--- TO DO ---
Set down each line from the one containing "Write the seaborn" to the one containing "import pandas as pd", inclusive, exactly as written and with nothing further.
Start
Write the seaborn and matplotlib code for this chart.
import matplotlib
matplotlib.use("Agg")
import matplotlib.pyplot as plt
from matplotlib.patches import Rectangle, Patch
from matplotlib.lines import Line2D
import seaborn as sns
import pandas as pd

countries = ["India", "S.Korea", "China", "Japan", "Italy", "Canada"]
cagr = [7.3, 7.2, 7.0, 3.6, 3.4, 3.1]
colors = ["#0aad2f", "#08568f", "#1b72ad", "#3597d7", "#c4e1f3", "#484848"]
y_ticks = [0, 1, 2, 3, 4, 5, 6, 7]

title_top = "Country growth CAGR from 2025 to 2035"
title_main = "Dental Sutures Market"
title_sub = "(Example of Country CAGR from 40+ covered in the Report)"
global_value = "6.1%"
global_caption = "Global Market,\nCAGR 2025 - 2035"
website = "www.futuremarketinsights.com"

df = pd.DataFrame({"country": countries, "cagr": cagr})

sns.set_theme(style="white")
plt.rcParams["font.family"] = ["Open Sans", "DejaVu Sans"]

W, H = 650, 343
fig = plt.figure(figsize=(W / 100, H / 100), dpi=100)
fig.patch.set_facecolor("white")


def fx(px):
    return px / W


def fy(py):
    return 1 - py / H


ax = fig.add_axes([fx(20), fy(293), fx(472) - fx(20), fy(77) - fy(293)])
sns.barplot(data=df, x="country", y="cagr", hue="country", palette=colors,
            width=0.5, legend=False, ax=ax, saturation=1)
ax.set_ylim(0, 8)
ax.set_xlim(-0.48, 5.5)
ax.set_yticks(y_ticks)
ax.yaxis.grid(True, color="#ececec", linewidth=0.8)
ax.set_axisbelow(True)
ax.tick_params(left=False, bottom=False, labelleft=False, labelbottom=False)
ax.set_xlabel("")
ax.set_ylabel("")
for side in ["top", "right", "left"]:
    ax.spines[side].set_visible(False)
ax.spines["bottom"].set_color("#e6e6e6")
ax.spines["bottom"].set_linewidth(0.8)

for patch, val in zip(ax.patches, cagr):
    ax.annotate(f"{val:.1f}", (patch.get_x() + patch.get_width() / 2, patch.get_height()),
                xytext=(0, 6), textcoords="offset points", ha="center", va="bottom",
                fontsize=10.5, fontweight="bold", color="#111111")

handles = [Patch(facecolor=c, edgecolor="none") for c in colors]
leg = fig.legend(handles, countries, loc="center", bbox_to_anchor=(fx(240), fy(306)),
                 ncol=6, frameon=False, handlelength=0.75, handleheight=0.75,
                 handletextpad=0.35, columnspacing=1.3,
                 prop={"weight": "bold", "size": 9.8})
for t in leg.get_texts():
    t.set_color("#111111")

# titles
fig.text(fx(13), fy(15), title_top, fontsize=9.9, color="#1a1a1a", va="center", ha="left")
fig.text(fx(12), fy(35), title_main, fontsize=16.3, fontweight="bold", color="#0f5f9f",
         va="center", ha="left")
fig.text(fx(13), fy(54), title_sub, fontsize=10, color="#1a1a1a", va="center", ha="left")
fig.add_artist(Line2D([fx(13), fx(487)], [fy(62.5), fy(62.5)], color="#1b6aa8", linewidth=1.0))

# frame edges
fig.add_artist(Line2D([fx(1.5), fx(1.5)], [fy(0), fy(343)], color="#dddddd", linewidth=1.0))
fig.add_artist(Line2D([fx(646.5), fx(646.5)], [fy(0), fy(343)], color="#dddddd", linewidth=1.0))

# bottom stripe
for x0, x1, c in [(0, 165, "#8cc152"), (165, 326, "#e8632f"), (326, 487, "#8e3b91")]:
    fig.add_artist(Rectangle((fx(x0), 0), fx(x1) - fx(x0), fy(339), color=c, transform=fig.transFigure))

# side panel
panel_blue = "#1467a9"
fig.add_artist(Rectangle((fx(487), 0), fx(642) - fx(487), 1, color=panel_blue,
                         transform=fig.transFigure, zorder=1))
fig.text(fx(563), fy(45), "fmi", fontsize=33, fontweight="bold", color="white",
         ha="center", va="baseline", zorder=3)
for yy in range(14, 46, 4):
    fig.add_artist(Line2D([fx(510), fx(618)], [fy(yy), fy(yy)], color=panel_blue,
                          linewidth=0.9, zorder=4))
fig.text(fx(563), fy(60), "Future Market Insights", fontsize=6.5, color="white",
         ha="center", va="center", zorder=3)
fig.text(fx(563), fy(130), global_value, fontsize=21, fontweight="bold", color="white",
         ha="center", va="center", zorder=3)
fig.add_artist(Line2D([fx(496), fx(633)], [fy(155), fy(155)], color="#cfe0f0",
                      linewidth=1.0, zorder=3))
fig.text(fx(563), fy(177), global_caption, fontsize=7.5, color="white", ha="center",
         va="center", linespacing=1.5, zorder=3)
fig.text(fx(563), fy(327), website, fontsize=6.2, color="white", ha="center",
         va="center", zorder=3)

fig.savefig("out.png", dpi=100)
End
Start
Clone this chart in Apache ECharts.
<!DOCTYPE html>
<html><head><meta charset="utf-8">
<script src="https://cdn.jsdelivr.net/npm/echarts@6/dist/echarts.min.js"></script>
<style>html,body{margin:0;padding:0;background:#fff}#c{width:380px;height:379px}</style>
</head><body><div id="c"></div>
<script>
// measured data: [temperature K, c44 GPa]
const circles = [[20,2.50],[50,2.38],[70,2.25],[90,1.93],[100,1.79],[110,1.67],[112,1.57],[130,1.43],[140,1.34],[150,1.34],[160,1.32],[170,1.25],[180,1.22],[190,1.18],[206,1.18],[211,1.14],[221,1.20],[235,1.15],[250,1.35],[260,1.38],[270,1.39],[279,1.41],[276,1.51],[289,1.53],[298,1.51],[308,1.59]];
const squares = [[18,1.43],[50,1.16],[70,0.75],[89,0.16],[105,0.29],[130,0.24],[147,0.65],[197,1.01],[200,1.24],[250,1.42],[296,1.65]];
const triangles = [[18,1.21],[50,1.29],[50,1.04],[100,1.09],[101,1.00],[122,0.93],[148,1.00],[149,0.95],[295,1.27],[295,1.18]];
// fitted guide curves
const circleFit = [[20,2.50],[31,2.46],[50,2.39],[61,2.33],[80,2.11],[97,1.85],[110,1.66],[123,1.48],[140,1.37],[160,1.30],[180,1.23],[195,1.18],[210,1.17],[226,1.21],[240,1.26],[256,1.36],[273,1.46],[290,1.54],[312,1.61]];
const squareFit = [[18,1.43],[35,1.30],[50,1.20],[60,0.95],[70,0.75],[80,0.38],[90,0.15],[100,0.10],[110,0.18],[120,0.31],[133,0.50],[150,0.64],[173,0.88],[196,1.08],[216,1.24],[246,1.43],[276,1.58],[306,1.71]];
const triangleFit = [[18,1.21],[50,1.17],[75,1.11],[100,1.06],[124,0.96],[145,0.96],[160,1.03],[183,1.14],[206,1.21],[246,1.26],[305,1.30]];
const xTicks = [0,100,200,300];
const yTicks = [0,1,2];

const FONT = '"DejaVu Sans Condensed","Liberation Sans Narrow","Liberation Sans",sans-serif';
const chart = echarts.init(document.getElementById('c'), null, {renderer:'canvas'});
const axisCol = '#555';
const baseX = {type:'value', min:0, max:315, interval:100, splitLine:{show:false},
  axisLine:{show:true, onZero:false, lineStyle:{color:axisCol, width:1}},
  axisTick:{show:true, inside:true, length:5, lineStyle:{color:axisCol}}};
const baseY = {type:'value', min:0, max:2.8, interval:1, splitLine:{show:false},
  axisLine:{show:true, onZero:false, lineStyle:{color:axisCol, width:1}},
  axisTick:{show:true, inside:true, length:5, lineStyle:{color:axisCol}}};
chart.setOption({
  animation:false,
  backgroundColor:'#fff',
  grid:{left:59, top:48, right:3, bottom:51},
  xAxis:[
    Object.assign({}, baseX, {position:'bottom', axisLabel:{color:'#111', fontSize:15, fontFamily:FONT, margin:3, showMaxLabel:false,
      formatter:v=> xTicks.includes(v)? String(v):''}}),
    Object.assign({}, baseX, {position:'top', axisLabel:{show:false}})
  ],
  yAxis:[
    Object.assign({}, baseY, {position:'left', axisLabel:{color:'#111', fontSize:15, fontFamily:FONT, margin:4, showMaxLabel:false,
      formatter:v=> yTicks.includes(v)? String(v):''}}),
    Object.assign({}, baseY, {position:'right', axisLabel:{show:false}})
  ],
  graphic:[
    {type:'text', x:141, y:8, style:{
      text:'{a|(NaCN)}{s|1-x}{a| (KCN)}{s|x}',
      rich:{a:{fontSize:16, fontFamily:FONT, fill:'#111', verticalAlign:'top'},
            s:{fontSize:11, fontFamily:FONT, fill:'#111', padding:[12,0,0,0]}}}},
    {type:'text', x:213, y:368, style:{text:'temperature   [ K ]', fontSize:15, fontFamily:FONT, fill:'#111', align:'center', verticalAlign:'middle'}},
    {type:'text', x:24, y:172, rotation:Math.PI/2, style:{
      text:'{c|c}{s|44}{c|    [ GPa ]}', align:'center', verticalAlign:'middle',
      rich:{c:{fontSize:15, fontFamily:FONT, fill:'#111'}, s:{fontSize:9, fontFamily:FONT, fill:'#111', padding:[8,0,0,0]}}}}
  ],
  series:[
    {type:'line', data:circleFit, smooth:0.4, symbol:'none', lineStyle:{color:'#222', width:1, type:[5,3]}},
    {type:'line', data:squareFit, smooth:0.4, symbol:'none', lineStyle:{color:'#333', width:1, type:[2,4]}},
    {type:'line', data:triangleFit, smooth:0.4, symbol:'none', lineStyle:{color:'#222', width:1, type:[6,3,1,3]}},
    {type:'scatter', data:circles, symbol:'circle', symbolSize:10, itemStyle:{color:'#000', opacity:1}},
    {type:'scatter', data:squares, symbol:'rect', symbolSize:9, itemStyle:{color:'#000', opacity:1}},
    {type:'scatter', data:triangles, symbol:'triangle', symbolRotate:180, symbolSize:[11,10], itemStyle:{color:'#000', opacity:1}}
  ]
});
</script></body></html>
End
--- COMPLETED EXERCISE ---
Write the seaborn and matplotlib code for this chart.
import matplotlib
matplotlib.use("Agg")
import matplotlib.pyplot as plt
from matplotlib.patches import Rectangle, Patch
from matplotlib.lines import Line2D
import seaborn as sns
import pandas as pd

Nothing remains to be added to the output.